Jim Anderson, an atmospheric scientist at Harvard University, said the draft was filled with “generalizations” that would serve the interests of “neither the public nor the scientific community”.

Some climate scientists, including Anderson, hope that administration officials will take note of the feedback from the meeting so that the final version of the plan, due to be published next April, will be more specific. But others fear that the administration has no real interest in supporting research that might highlight either the causes or the dangers of global climate change.

Specialists at the meeting who had been asked to review the plan said that its main elements — nine broad research programmes, plus some big initiatives such as a global climate observation system — might fail through a lack of clearly stated objectives.

The scientists also called for more research on the impact of climate change on specific regions of the United States, more study of the relationship between the water cycle and climate change, and more computer power for running climate models. But environmental groups dismissed the consultation exercise as window-dressing.

James Mahoney, director of the programme, which coordinates the research activities of 13 federal agencies, says that the final plan will accelerate federally sponsored research and focus it on key policy questions.

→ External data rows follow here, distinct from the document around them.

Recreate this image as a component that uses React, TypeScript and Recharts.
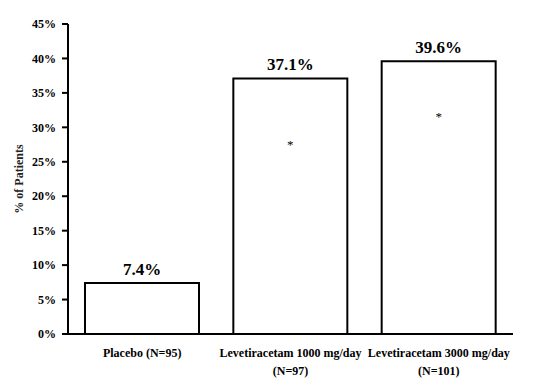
import React from "react";
import {
  ComposedChart,
  Bar,
  XAxis,
  YAxis,
  LabelList,
} from "recharts";

// Responder rates by treatment arm
const categoryLines = [
  ["Placebo (N=95)"],
  ["Levetiracetam 1000 mg/day", "(N=97)"],
  ["Levetiracetam 3000 mg/day", "(N=101)"],
];
const responderRates = [7.4, 37.1, 39.6];
const asteriskLevels = [null, 27.3, 31.3];
const yTicks = [0, 5, 10, 15, 20, 25, 30, 35, 40, 45];

const data = responderRates.map((rate, i) => ({
  name: categoryLines[i].join(" "),
  rate,
  star: asteriskLevels[i],
}));

const font = "'Liberation Serif', 'Times New Roman', serif";

if (typeof document !== "undefined") {
  document.body.style.margin = "0";
}

const XTick = (props: any) => {
  const { x, y, index } = props;
  const lines = categoryLines[index] || [];
  return (
    <text
      x={x}
      y={y}
      textAnchor="middle"
      fontFamily={font}
      fontSize={12}
      fontWeight="bold"
      fill="#000"
    >
      {lines.map((line, i) => (
        <tspan key={i} x={x} dy={i === 0 ? 15 : 18}>
          {line}
        </tspan>
      ))}
    </text>
  );
};

const StarLabel = (props: any) => {
  const { x, y, width, height, index } = props;
  const d = data[index];
  if (!d || d.star == null) return null;
  const cy = y + height * (1 - d.star / d.rate);
  return (
    <text
      x={x + width / 2}
      y={cy}
      textAnchor="middle"
      dominantBaseline="middle"
      fontFamily={font}
      fontSize={13}
      fill="#000"
    >
      *
    </text>
  );
};

const YTitle = (props: any) => {
  const { viewBox } = props;
  const cy = viewBox.y + viewBox.height / 2;
  return (
    <text
      x={20}
      y={cy}
      transform={`rotate(-90, 20, ${cy})`}
      textAnchor="middle"
      dominantBaseline="middle"
      fontFamily={font}
      fontSize={12}
      fontWeight="bold"
      fill="#222"
    >
      % of Patients
    </text>
  );
};

export default function App() {
  return (
    <div style={{ width: 547, height: 381, background: "#fff" }}>
      <ComposedChart
        width={547}
        height={381}
        data={data}
        margin={{ top: 24, right: 34, bottom: 0, left: 0 }}
      >
        <XAxis
          dataKey="name"
          height={47}
          tickLine={false}
          axisLine={{ stroke: "#000", strokeWidth: 2 }}
          tick={<XTick />}
          interval={0}
        />
        <YAxis
          width={68}
          domain={[0, 45]}
          ticks={yTicks}
          interval={0}
          tickFormatter={(v) => `${v}%`}
          tickSize={6}
          tickMargin={6}
          tickLine={{ stroke: "#000", strokeWidth: 2 }}
          axisLine={{ stroke: "#000", strokeWidth: 2 }}
          tick={{
            fill: "#000",
            fontFamily: font,
            fontSize: 12,
            fontWeight: "bold",
          }}
          label={<YTitle />}
        />
        <Bar
          dataKey="rate"
          fill="#fff"
          stroke="#000"
          strokeWidth={2}
          barSize={114}
          isAnimationActive={false}
        >
          <LabelList
            dataKey="rate"
            position="top"
            offset={8}
            formatter={(v: any) => `${Number(v).toFixed(1)}%`}
            style={{
              fill: "#000",
              fontFamily: font,
              fontSize: 17,
              fontWeight: "bold",
            }}
          />
          <LabelList dataKey="star" content={<StarLabel />} />
        </Bar>
      </ComposedChart>
    </div>
  );
}
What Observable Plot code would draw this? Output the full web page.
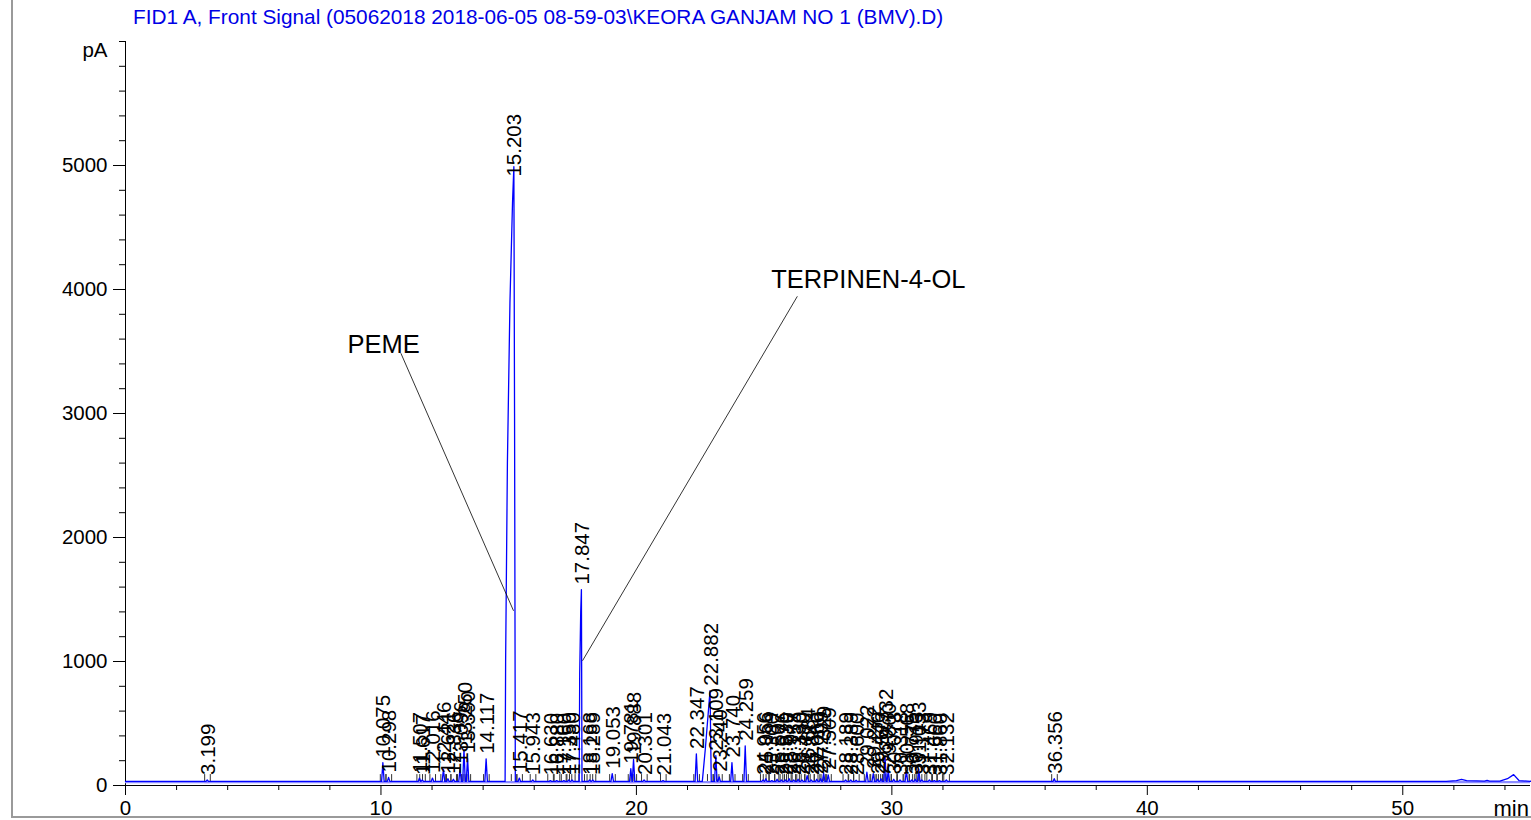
<!DOCTYPE html>
<html><head><meta charset="utf-8">
<script src="https://cdn.jsdelivr.net/npm/d3@7"></script>
<script src="https://cdn.jsdelivr.net/npm/@observablehq/plot@0.6"></script>
<style>
body{margin:0;background:#fff;}
#wrap{position:relative;width:1531px;height:820px;overflow:hidden;font-family:"Liberation Sans",Arial,sans-serif;background:#fff;}
#title{position:absolute;left:133px;top:5px;font-size:20.8px;line-height:24px;color:#0000e6;white-space:nowrap;}
#chart{position:absolute;left:0;top:0;}
#frame{position:absolute;left:11px;top:-3px;width:1530px;height:819px;border-left:2px solid #9a9a9a;border-bottom:2px solid #9a9a9a;pointer-events:none;}
</style></head><body>
<div id="wrap"><div id="chart"></div><div id="title">FID1 A, Front Signal (05062018 2018-06-05 08-59-03\KEORA GANJAM NO 1 (BMV).D)</div><div id="frame"></div></div>
<script>
// ---- data ----
const baseline = 33; // pA
const peakRT = [3.199, 10.075, 10.298, 11.507, 11.617, 12.016, 12.446, 12.621, 12.836, 13.096, 13.250, 13.390, 14.117,
  15.203, 15.417, 15.943, 16.630, 16.880, 17.160, 17.350, 17.480, 17.847, 18.168, 18.289, 19.053, 19.781, 19.888, 20.301, 21.043,
  22.347, 22.882, 23.109, 23.240, 23.740, 24.259,
  24.956, 25.066, 25.300, 25.507, 25.676, 25.830, 25.977, 26.158, 26.330, 26.480, 26.684, 26.843, 27.060, 27.209, 27.329, 27.509,
  28.189, 28.389, 28.600, 29.022, 29.272, 29.440, 29.573, 29.732, 29.860, 30.073, 30.318, 30.568, 30.775, 30.913, 31.053, 31.173,
  31.469, 31.660, 31.860, 32.132, 36.356];
const peakHeight = [45, 185, 65, 60, 45, 60, 130, 55, 50, 135, 290, 220, 215,
  4870, 60, 45, 40, 40, 40, 45, 45, 1580, 45, 45, 95, 135, 210, 45, 40,
  255, 765, 240, 70, 185, 320,
  45, 55, 40, 50, 45, 45, 55, 45, 50, 45, 80, 45, 50, 55, 97, 85,
  45, 45, 42, 107, 95, 50, 55, 235, 120, 50, 45, 120, 45, 50, 130, 45,
  45, 40, 40, 45, 55];
// explicitly traced shapes (overloaded / fronting peaks and the late baseline humps)
const shapeTime = [14.86, 14.88, 14.95, 15.05, 15.15, 15.203, 15.23, 15.26,
  17.76, 17.78, 17.82, 17.847, 17.87,
  22.58, 22.70, 22.882, 22.93,
  51.7, 52.1, 52.3, 52.5, 52.9, 53.2, 53.3, 53.4, 53.8, 54.1, 54.34, 54.55, 55];
const shapeValue = [33, 1000, 2600, 3900, 4700, 4990, 3000, 33,
  33, 900, 1400, 1580, 33,
  33, 300, 765, 33,
  33, 40, 50, 40, 38, 36, 42, 36, 36, 55, 88, 40, 36];
const shapedPeaks = [15.203, 17.847, 22.882];
const annotText = ["PEME", "TERPINEN-4-OL"];
const annotTime = [8.69, 25.28];
const annotValue = [3486, 4010];
const annotLineFrom = [[10.78, 3486], [26.3, 3945]];
const annotLineTo = [[15.19, 1409], [17.89, 1006]];
const xMajor = [0, 10, 20, 30, 40, 50];
const yMajor = [0, 1000, 2000, 3000, 4000, 5000];

// ---- build tables ----
const peaks = peakRT.map((rt, i) => ({rt, h: peakHeight[i], label: rt.toFixed(3)}));
const half = 0.05;
let trace = [{t: 0, v: baseline}, {t: 55, v: baseline}];
for (const p of peaks) {
  if (shapedPeaks.includes(p.rt)) continue;
  trace.push({t: p.rt - half, v: baseline}, {t: p.rt, v: p.h}, {t: p.rt + half, v: baseline});
}
shapeTime.forEach((t, i) => trace.push({t, v: shapeValue[i]}));
trace.sort((a, b) => a.t - b.t);
const marks = peaks.flatMap(p => [p.rt - 0.1, p.rt + 0.12]);
const annots = annotText.map((text, i) => ({text, t: annotTime[i], v: annotValue[i]}));
const links = annotLineFrom.map((f, i) => ({x1: f[0], y1: f[1], x2: annotLineTo[i][0], y2: annotLineTo[i][1]}));
const xMinor = d3.range(0, 55.01, 2).filter(d => d % 10 !== 0);
const yMinor = d3.range(0, 6001, 200).filter(d => d % 1000 !== 0);

const chart = Plot.plot({
  width: 1531, height: 820,
  marginLeft: 125, marginRight: 1, marginTop: 41, marginBottom: 35,
  x: {domain: [0, 55]},
  y: {domain: [0, 6000]},
  style: {fontFamily: "'Liberation Sans', Arial, sans-serif", fontSize: "20px", color: "black", background: "transparent", overflow: "visible"},
  marks: [
    Plot.axisX({ticks: xMajor, tickSize: 10, tickPadding: 5, fontSize: 20.5, tickFormat: d => String(d), label: null}),
    Plot.axisX({ticks: xMinor, tickSize: 5, tickFormat: () => "", label: null}),
    Plot.axisY({ticks: yMajor, tickSize: 12, tickPadding: 6, fontSize: 20.5, tickFormat: d => String(d), label: null}),
    Plot.axisY({ticks: yMinor.concat([6000]), tickSize: 6, tickFormat: () => "", label: null}),
    Plot.ruleY([6000], {x1: 0, x2: 0, dx: -12}),
    Plot.ruleX([0], {y1: 0, y2: 6000}),
    Plot.ruleY([0], {x1: 0, x2: 55}),
    Plot.text(["pA"], {frameAnchor: "top-left", textAnchor: "end", lineAnchor: "middle", dx: -18, dy: 9, fontSize: 20.5}),
    Plot.text(["min"], {frameAnchor: "bottom-right", textAnchor: "start", lineAnchor: "middle", dx: -37, dy: 23, fontSize: 22}),
    Plot.ruleY(peaks, {y: () => baseline, x1: d => d.rt - 0.1, x2: d => d.rt + 0.12, stroke: "#ff40ff", strokeWidth: 1.5, dy: 1}),
    Plot.ruleX(marks, {x: d => d, y1: baseline - 15, y2: baseline + 55, stroke: "#333", strokeWidth: 1}),
    Plot.ruleY([baseline], {x1: 0, x2: 55, stroke: "#8c8cff", strokeWidth: 2.2, dy: 0.8}),
    Plot.line(trace, {x: "t", y: "v", stroke: "#0000ff", strokeWidth: 1.3}),
    Plot.text(peaks, {x: "rt", y: "h", text: "label", rotate: -90, textAnchor: "start", lineAnchor: "middle", dx: 1, dy: -5, fontSize: 20.5}),
    Plot.link(links, {x1: "x1", y1: "y1", x2: "x2", y2: "y2", stroke: "black", strokeWidth: 0.8}),
    Plot.text(annots, {x: "t", y: "v", text: "text", textAnchor: "start", lineAnchor: "bottom", fontSize: 25.5})
  ]
});
document.getElementById("chart").appendChild(chart);
</script>
</body></html>
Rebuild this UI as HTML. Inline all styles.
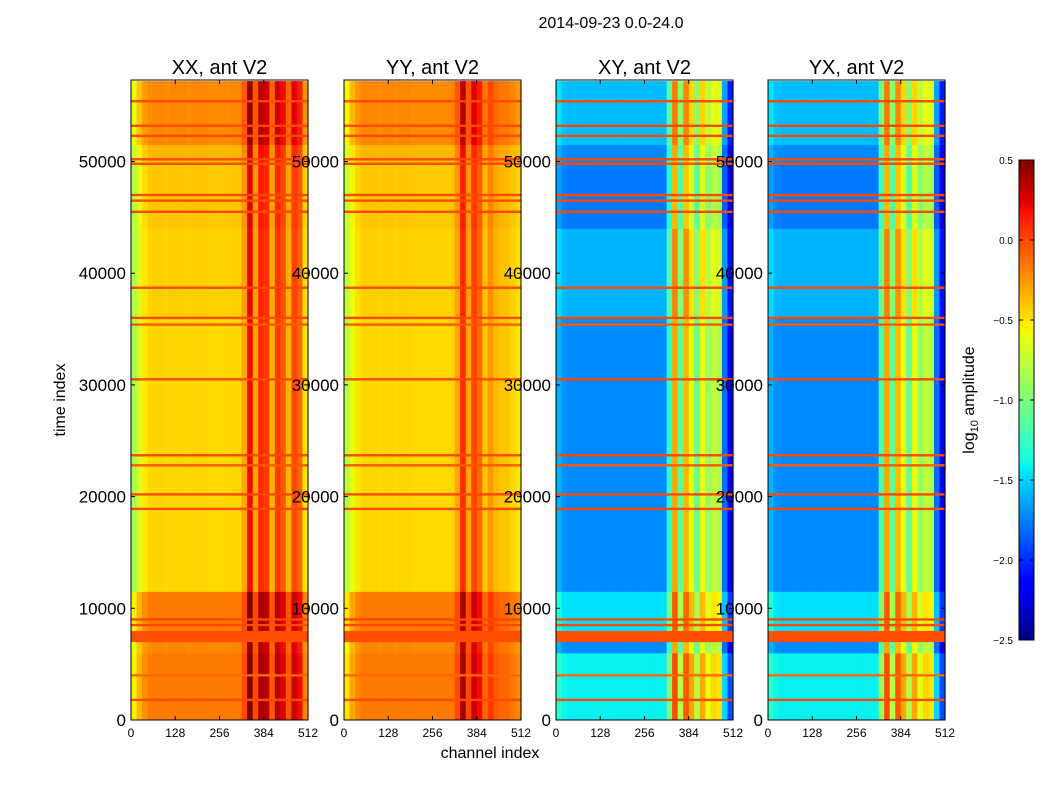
<!DOCTYPE html>
<html><head><meta charset="utf-8"><style>
html,body{margin:0;padding:0;background:#fff}
svg{display:block;font-family:"Liberation Sans",sans-serif}
</style></head><body>
<svg id="fig" width="1050" height="800">
<text x="611" y="28" font-size="16" text-anchor="middle">2014-09-23 0.0-24.0</text>
<text x="490" y="758" font-size="16" text-anchor="middle">channel index</text>
<text x="65" y="400" font-size="16" text-anchor="middle" transform="rotate(-90 65 400)">time index</text>
<text x="974" y="400" font-size="16" text-anchor="middle" transform="rotate(-90 974 400)">log<tspan font-size="11" dy="4">10</tspan><tspan dy="-4"> amplitude</tspan></text>
</svg>
<script>
const titles = ["XX, ant V2","YY, ant V2","XY, ant V2","YX, ant V2"];
const xTicks = [0,128,256,384,512];
const yTicks = [0,10000,20000,30000,40000,50000];
const cbTicks = [0.5,0.0,-0.5,-1.0,-1.5,-2.0,-2.5];
// channel profiles, 32 bins of 16 channels
const profXX = [-0.85,-0.65,-0.52,-0.46,-0.45,-0.45,-0.46,-0.45,-0.45,-0.45,-0.46,-0.45,-0.45,-0.45,-0.46,-0.46,-0.46,-0.46,-0.45,-0.45,-0.3,0.2,-0.3,0.1,0.05,-0.35,0.05,-0.05,-0.35,0.0,-0.1,-0.5];
const profYY = [-0.8,-0.6,-0.5,-0.45,-0.45,-0.45,-0.46,-0.45,-0.45,-0.46,-0.45,-0.45,-0.46,-0.46,-0.46,-0.46,-0.46,-0.46,-0.46,-0.45,-0.3,0.1,-0.3,0.0,-0.1,-0.4,-0.25,-0.35,-0.4,-0.4,-0.45,-0.5];
const profXY = [-1.6,-1.7,-1.72,-1.72,-1.72,-1.72,-1.72,-1.72,-1.72,-1.72,-1.72,-1.72,-1.72,-1.72,-1.72,-1.72,-1.72,-1.72,-1.72,-1.72,-1.3,-0.3,-1.1,-0.35,-0.6,-1.1,-0.6,-0.9,-0.75,-0.8,-1.8,-2.2];
const profYX = [-1.6,-1.7,-1.72,-1.72,-1.72,-1.72,-1.72,-1.72,-1.72,-1.72,-1.72,-1.72,-1.72,-1.72,-1.72,-1.72,-1.72,-1.72,-1.72,-1.72,-1.2,-0.3,-1.1,-0.35,-0.6,-1.1,-0.6,-0.9,-0.75,-0.8,-1.8,-2.2];
// time segments [start,end]
const segStart = [0,6000,7000,8000,11500,36000,44000,50000,51500];
const segEnd   = [6000,7000,8000,11500,36000,44000,50000,51500,57200];
const segOffXX = [0.3,0.25,0,0.3,0,0.02,0.05,0.1,0.25];
const segOffXY = [0.3,0.0,0,0.25,0,0.12,-0.05,0.0,0.15];
const segFixed = [null,null,-0.02,null,null,null,null,null,null];
// flagged time rows (bright stripes)
const flagTimes = [1800,4000,8500,9000,18900,20200,22800,23700,30500,35400,36000,38700,45500,46500,47000,49800,50200,52300,53200,55400];
const flagVals = [0.0,-0.1,0.0,0.0,0.0,0.0,-0.05,0.0,0.0,-0.05,0.0,0.0,0.0,0.0,0.0,0.0,0.0,0.0,0.0,0.0];

const NS="http://www.w3.org/2000/svg";
const svg=document.getElementById('fig');
const panelX=[131,344,556,768], PW=177, PT=80, PB=720, TMAX=57300;
const yS=t=>PB-(t/TMAX)*(PB-PT);
function interp(x,pts){for(let i=1;i<pts.length;i++){if(x<=pts[i][0]){const a=pts[i-1],b=pts[i];return a[1]+(b[1]-a[1])*(x-a[0])/(b[0]-a[0]);}}return pts[pts.length-1][1];}
function jet(v){
  let x=(v+2.5)/3; x=Math.max(0,Math.min(1,x));
  const r=interp(x,[[0,0],[0.35,0],[0.66,1],[0.89,1],[1,0.5]]);
  const g=interp(x,[[0,0],[0.125,0],[0.375,1],[0.64,1],[0.91,0],[1,0]]);
  const b=interp(x,[[0,0.5],[0.11,1],[0.34,1],[0.65,0],[1,0]]);
  return `rgb(${Math.round(r*255)},${Math.round(g*255)},${Math.round(b*255)})`;
}
function el(tag,attrs,parent){const e=document.createElementNS(NS,tag);for(const k in attrs)e.setAttribute(k,attrs[k]);(parent||svg).appendChild(e);return e;}
const profs=[profXX,profYY,profXY,profYX];
const offs=[segOffXX,segOffXX,segOffXY,segOffXY];
for(let p=0;p<4;p++){
  const g=el('g',{});
  
  
  const x0=panelX[p], cw=PW/profs[p].length;
  for(let s=0;s<segStart.length;s++){
    const y1=yS(segEnd[s]), y2=yS(segStart[s]);
    for(let c=0;c<profs[p].length;c++){
      const v=segFixed[s]!==null?segFixed[s]:profs[p][c]+offs[p][s];
      const r=el('rect',{x:x0+c*cw,y:y1,width:cw+0.6,height:y2-y1+0.3,fill:jet(v)},g);
      
      
    }
  }
  for(let i=0;i<flagTimes.length;i++){
    const r=el('rect',{x:x0,y:yS(flagTimes[i])-1.2,width:PW,height:2.4,fill:jet(flagVals[i])},g);
    
    
  }
  const fr=el('rect',{x:x0,y:PT,width:PW,height:PB-PT,fill:'none',stroke:'#000','stroke-width':1});
  
  
  const t=el('text',{x:x0+PW/2,y:74,'font-size':20,'text-anchor':'middle'});
  t.textContent=titles[p];
  
  
  xTicks.forEach(v=>{
    const x=x0+v/512*PW;
    el('line',{x1:x,x2:x,y1:PB,y2:PB-4,stroke:'#000'});
    el('line',{x1:x,x2:x,y1:PT,y2:PT+4,stroke:'#000'});
    const tt=el('text',{x:x,y:PB+17,'font-size':12,'text-anchor':'middle'});
    tt.textContent=v;
    
    
  });
  yTicks.forEach(v=>{
    const y=yS(v);
    el('line',{x1:x0,x2:x0+4,y1:y,y2:y,stroke:'#000'});
    el('line',{x1:x0+PW,x2:x0+PW-4,y1:y,y2:y,stroke:'#000'});
    const tt=el('text',{x:x0-5,y:y+6,'font-size':17,'text-anchor':'end'});
    tt.textContent=v;
    
    
  });
}
// colorbar
const cbX=1019, cbW=15, cbT=160, cbB=640;
const cg=el('g',{});


for(let i=0;i<120;i++){
  const v=-2.5+3*(i+0.5)/120;
  const y=cbB-(i+1)*(cbB-cbT)/120;
  el('rect',{x:cbX,y:y,width:cbW,height:(cbB-cbT)/120+0.5,fill:jet(v)},cg);
}
el('rect',{x:cbX,y:cbT,width:cbW,height:cbB-cbT,fill:'none',stroke:'#000'},cg);
cbTicks.forEach(v=>{
  const y=cbB-(v+2.5)/3*(cbB-cbT);
  el('line',{x1:cbX,x2:cbX+4,y1:y,y2:y,stroke:'#000'},cg);
  el('line',{x1:cbX+cbW-4,x2:cbX+cbW,y1:y,y2:y,stroke:'#000'},cg);
  const tt=el('text',{x:1013,y:y+4,'font-size':10,'text-anchor':'end'},cg);
  tt.textContent=(v<0?'\u2212':'')+Math.abs(v).toFixed(1);
  
  
});
</script>
</body></html>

“It's difficult to provide political leaders with a mandate to give people medicine that will have major impacts — it's like asking, 'Who wants to raise taxes?',” says Mahoney, who is assistant secretary of commerce for oceans and atmosphere. He emphasizes the need to reduce the scientific uncertainties surrounding global warming so that policy-makers can make better decisions.

The plan would allow for an extra $40-million annual initiative to tackle three areas of uncertainty: the role of aerosols in climate change, the size and location of carbon sources and sinks in North America, and how natural feedback processes influence climate change.

But some observers question the plan's emphasis. “More research doesn't necessarily decrease uncertainty,” says Benjamin Preston of the Pew Center on Global Climate Change. “And levels of uncertainty are not necessarily preventing decision-making right now.”

Researchers are now hoping that Mahoney will produce a final version of the plan that is more to their liking.